Problem to solve: Where a line in the listing below contains the word "chart", copy that line.
::::::::
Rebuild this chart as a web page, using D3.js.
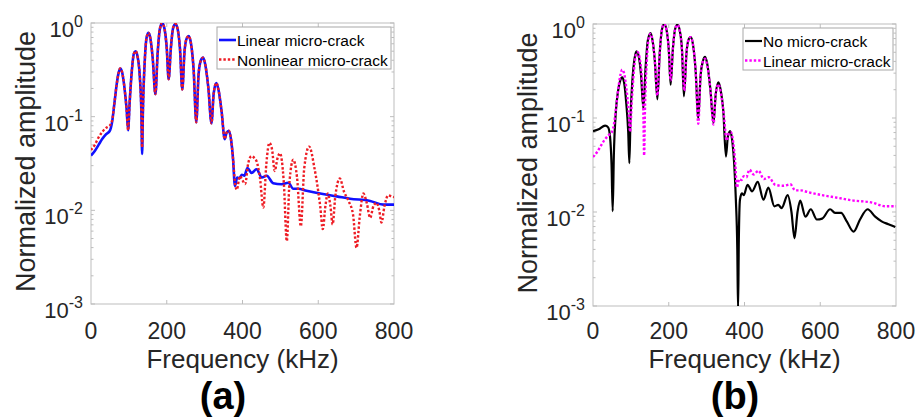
<!DOCTYPE html>
<html>
<head>
<meta charset="utf-8">
<script src="https://cdn.jsdelivr.net/npm/d3@7"></script>
<style>
  body { margin: 0; background: #fff; }
  svg text { font-family: "Liberation Sans", Arial, Helvetica, sans-serif; }
</style>
</head>
<body>
<div id="chart"></div>
<script>
// values: [frequency kHz, normalized amplitude]
const linearCrack = [
  [0,0.0385],[10,0.043],[20,0.050],[30,0.058],[40,0.065],[50,0.071],[56,0.089],[62,0.141],[68,0.224],[73,0.295],
  [77,0.327],[82,0.30],[88,0.209],[94,0.120],[98,0.0715],[102,0.141],[108,0.316],[113,0.468],[118,0.50],[123,0.437],
  [129,0.263],[133,0.112],[135,0.040],[137,0.112],[142,0.398],[147,0.708],[152,0.785],[157,0.676],[163,0.417],[170,0.174],
  [176,0.479],[182,0.871],[188,1.0],[194,0.871],[200,0.537],[205,0.251],[211,0.55],[217,0.891],[223,0.977],[229,0.851],
  [235,0.525],[241,0.195],[247,0.501],[253,0.692],[258,0.724],[264,0.603],[271,0.316],[278,0.087],[284,0.282],[290,0.398],
  [296,0.427],[302,0.355],[310,0.20],[318,0.085],[324,0.178],[331,0.229],[337,0.19],[345,0.112],[353,0.0575],[358,0.0676],
  [364,0.0708],[370,0.056],[375,0.0355],[380,0.0182],[386,0.0224],[392,0.0219],[398,0.024],[405,0.0234],[413,0.0282],[424,0.0251],
  [437,0.0275],[451,0.0224],[464,0.0234],[481,0.0195],[503,0.019],[521,0.0197],[534,0.017],[547,0.017],[569,0.0162],[605,0.0151],
  [649,0.0141],[684,0.0133],[737,0.0126],[772,0.0115],[800,0.0115]
];

const nonlinearCrack = [
  [0,0.044],[10,0.050],[20,0.060],[30,0.069],[40,0.076],[47,0.079],[52,0.083],[56,0.092],[62,0.141],[68,0.224],[73,0.295],
  [77,0.327],[82,0.30],[88,0.209],[94,0.120],[98,0.0715],[102,0.141],[108,0.316],[113,0.468],[118,0.50],[123,0.437],
  [129,0.263],[133,0.112],[135,0.047],[137,0.112],[142,0.398],[147,0.708],[152,0.785],[157,0.676],[163,0.417],[170,0.174],
  [176,0.479],[182,0.871],[188,1.0],[194,0.871],[200,0.537],[205,0.251],[211,0.55],[217,0.891],[223,0.977],[229,0.851],
  [235,0.525],[241,0.195],[247,0.501],[253,0.692],[258,0.724],[264,0.603],[271,0.316],[278,0.087],[284,0.282],[290,0.398],
  [296,0.427],[302,0.355],[310,0.20],[318,0.085],[324,0.178],[331,0.229],[337,0.19],[345,0.112],[353,0.0575],[358,0.0676],
  [364,0.0708],[370,0.056],[375,0.0355],[380,0.020],[385,0.0166],[393,0.0232],[400,0.0209],[407,0.0191],[415,0.0316],[424,0.038],
  [431,0.0363],[437,0.0335],[446,0.0224],[455,0.0107],[463,0.0316],[471,0.0525],[478,0.0447],[485,0.0263],[492,0.0355],[499,0.0407],
  [509,0.020],[517,0.00468],[524,0.020],[534,0.0347],[544,0.0224],[554,0.00676],[563,0.0282],[576,0.0479],[590,0.0282],[605,0.0112],
  [612,0.0063],[619,0.0112],[625,0.0151],[632,0.0112],[638,0.00708],[645,0.0141],[657,0.0219],[668,0.0158],[680,0.0126],[692,0.00891],
  [701,0.00398],[710,0.00891],[719,0.0151],[728,0.0120],[737,0.00832],[746,0.0112],[754,0.0120],[761,0.0100],[767,0.00741],[775,0.0112],
  [785,0.0145],[793,0.0141],[800,0.0138]
];

const noCrack = [
  [0,0.0724],[15,0.0759],[32,0.083],[40,0.0794],[45,0.063],[49,0.0316],[52,0.0102],[55,0.0398],[60,0.112],[66,0.191],
  [72,0.251],[77,0.271],[82,0.240],[88,0.141],[93,0.0708],[96,0.0331],[99,0.100],[104,0.251],[110,0.437],[115,0.513],
  [121,0.447],[127,0.282],[133,0.126],[139,0.355],[145,0.676],[152,0.80],[157,0.676],[163,0.417],[170,0.158],[176,0.479],
  [182,0.871],[188,1.0],[194,0.871],[200,0.537],[205,0.226],[211,0.55],[217,0.891],[223,0.984],[229,0.851],[235,0.525],
  [240,0.17],[247,0.501],[253,0.692],[258,0.724],[264,0.603],[271,0.316],[278,0.10],[284,0.282],[290,0.40],[296,0.447],
  [302,0.37],[310,0.20],[318,0.089],[324,0.178],[331,0.24],[337,0.20],[344,0.12],[351,0.0389],[356,0.063],[362,0.0724],
  [368,0.056],[373,0.0316],[377,0.0141],[381,0.004],[383,0.0009],[385,0.005],[388,0.0135],[393,0.0158],[398,0.0151],[408,0.0195],
  [420,0.0166],[435,0.0209],[450,0.0135],[463,0.0182],[479,0.0115],[489,0.0119],[498,0.011],[514,0.0151],[524,0.010],[532,0.00525],
  [540,0.010],[547,0.0132],[561,0.00891],[575,0.0107],[591,0.00832],[605,0.00851],[626,0.0107],[639,0.00977],[655,0.00977],[670,0.00794],
  [688,0.00617],[705,0.00832],[725,0.0107],[745,0.00891],[762,0.00794],[780,0.00741],[798,0.00692]
];

const xTicks = [0, 200, 400, 600, 800];
const yDecades = [1, 0.1, 0.01, 0.001];
const yExponents = ["0", "-1", "-2", "-3"];
const panelLabels = ["(a)", "(b)"];
const legendLeft = ["Linear micro-crack", "Nonlinear micro-crack"];
const legendRight = ["No micro-crack", "Linear micro-crack"];

const W = 918, H = 418;
const svg = d3.select("#chart").append("svg")
  .attr("width", W).attr("height", H)
  .style("display", "block");

const font = "'Liberation Sans', Arial, Helvetica, sans-serif";
const textColor = "#262626";
const frameColor = "#bdbdbd";

const panels = [
  {left: 91, right: 394, top: 23, bottom: 304, letterX: 223, legendW: 174,
   series: [
     {data: linearCrack, color: "#1010ff", dash: null, width: 2.6, name: legendLeft[0]},
     {data: nonlinearCrack, color: "#ee1c24", dash: "2.4,2", width: 2.4, name: legendLeft[1]}
   ]},
  {left: 593, right: 896, top: 24, bottom: 306, letterX: 735, legendW: 150,
   series: [
     {data: noCrack, color: "#000000", dash: null, width: 2.2, name: legendRight[0]},
     {data: linearCrack, color: "#ff00ff", dash: "2.4,2", width: 2.4, name: legendRight[1]}
   ]}
];

panels.forEach(function (p, pi) {
  const g = svg.append("g").attr("font-family", font);

  const x = d3.scaleLinear().domain([0, 800]).range([p.left, p.right]);
  const y = d3.scaleLog().domain([0.001, 1]).range([p.bottom, p.top]);

  // frame
  g.append("rect")
    .attr("x", p.left).attr("y", p.top)
    .attr("width", p.right - p.left).attr("height", p.bottom - p.top)
    .attr("fill", "#fff").attr("stroke", frameColor).attr("stroke-width", 1);

  // inward ticks, both sides like matlab
  xTicks.slice(1, -1).forEach(function (t) {
    g.append("line").attr("x1", x(t)).attr("x2", x(t))
      .attr("y1", p.bottom).attr("y2", p.bottom - 4)
      .attr("stroke", frameColor);
    g.append("line").attr("x1", x(t)).attr("x2", x(t))
      .attr("y1", p.top).attr("y2", p.top + 4)
      .attr("stroke", frameColor);
  });
  y.ticks().forEach(function (t) {
    const major = yDecades.indexOf(t) >= 0;
    const len = major ? 4 : 2.5;
    [[p.left, len], [p.right, -len]].forEach(function (s) {
      g.append("line").attr("x1", s[0]).attr("x2", s[0] + s[1])
        .attr("y1", y(t)).attr("y2", y(t))
        .attr("stroke", frameColor);
    });
  });

  // curves
  const clipId = "clip" + pi;
  svg.append("clipPath").attr("id", clipId)
    .append("rect")
    .attr("x", p.left).attr("y", p.top)
    .attr("width", p.right - p.left).attr("height", p.bottom - p.top);

  const line = d3.line()
    .x(d => x(d[0]))
    .y(d => y(Math.max(d[1], 0.0007)))
    .curve(d3.curveMonotoneX);

  p.series.forEach(function (s) {
    g.append("path")
      .attr("clip-path", "url(#" + clipId + ")")
      .attr("d", line(s.data))
      .attr("fill", "none")
      .attr("stroke", s.color)
      .attr("stroke-width", s.width)
      .attr("stroke-dasharray", s.dash)
      .attr("stroke-linejoin", "round");
  });

  // x tick labels
  xTicks.forEach(function (t) {
    g.append("text")
      .attr("x", x(t)).attr("y", 339)
      .attr("text-anchor", "middle")
      .attr("font-size", 23)
      .attr("fill", textColor)
      .text(t);
  });

  // y tick labels: 10 with superscript
  yDecades.forEach(function (t, i) {
    const txt = g.append("text")
      .attr("x", p.left - 8).attr("y", y(t) + 14)
      .attr("text-anchor", "end")
      .attr("font-size", 22)
      .attr("fill", textColor);
    txt.append("tspan").text("10");
    txt.append("tspan").attr("dy", -10).attr("font-size", 16).text(yExponents[i]);
  });

  // axis titles
  g.append("text")
    .attr("x", (p.left + p.right) / 2).attr("y", 368)
    .attr("text-anchor", "middle")
    .attr("font-size", 26)
    .attr("fill", textColor)
    .text("Frequency (kHz)");

  g.append("text")
    .attr("transform", "translate(" + (p.left - 56) + "," + ((p.top + p.bottom) / 2 - 2) + ") rotate(-90)")
    .attr("text-anchor", "middle")
    .attr("font-size", 27)
    .attr("fill", textColor)
    .text("Normalized amplitude");

  g.append("text")
    .attr("x", p.letterX).attr("y", 409)
    .attr("text-anchor", "middle")
    .attr("font-size", 38)
    .attr("font-weight", "bold")
    .attr("fill", "#000")
    .text(panelLabels[pi]);

  // legend
  const lx = p.right - 3 - p.legendW, ly = p.top + 4;
  g.append("rect")
    .attr("x", lx).attr("y", ly)
    .attr("width", p.legendW).attr("height", 42)
    .attr("fill", "#fff").attr("stroke", "#a8a8a8").attr("stroke-width", 1);
  p.series.forEach(function (s, i) {
    const cy = ly + 13 + i * 19.5;
    g.append("line")
      .attr("x1", lx + 2).attr("x2", lx + 19)
      .attr("y1", cy).attr("y2", cy)
      .attr("stroke", s.color)
      .attr("stroke-width", s.width)
      .attr("stroke-dasharray", s.dash);
    g.append("text")
      .attr("x", lx + 20).attr("y", cy + 6)
      .attr("font-size", 15.5)
      .attr("fill", "#000")
      .text(s.name);
  });
});
</script>
</body>
</html>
::::::::
Solution to this task:
Rebuild this chart as a web page, using D3.js.
<div id="chart"></div>
const svg = d3.select("#chart").append("svg")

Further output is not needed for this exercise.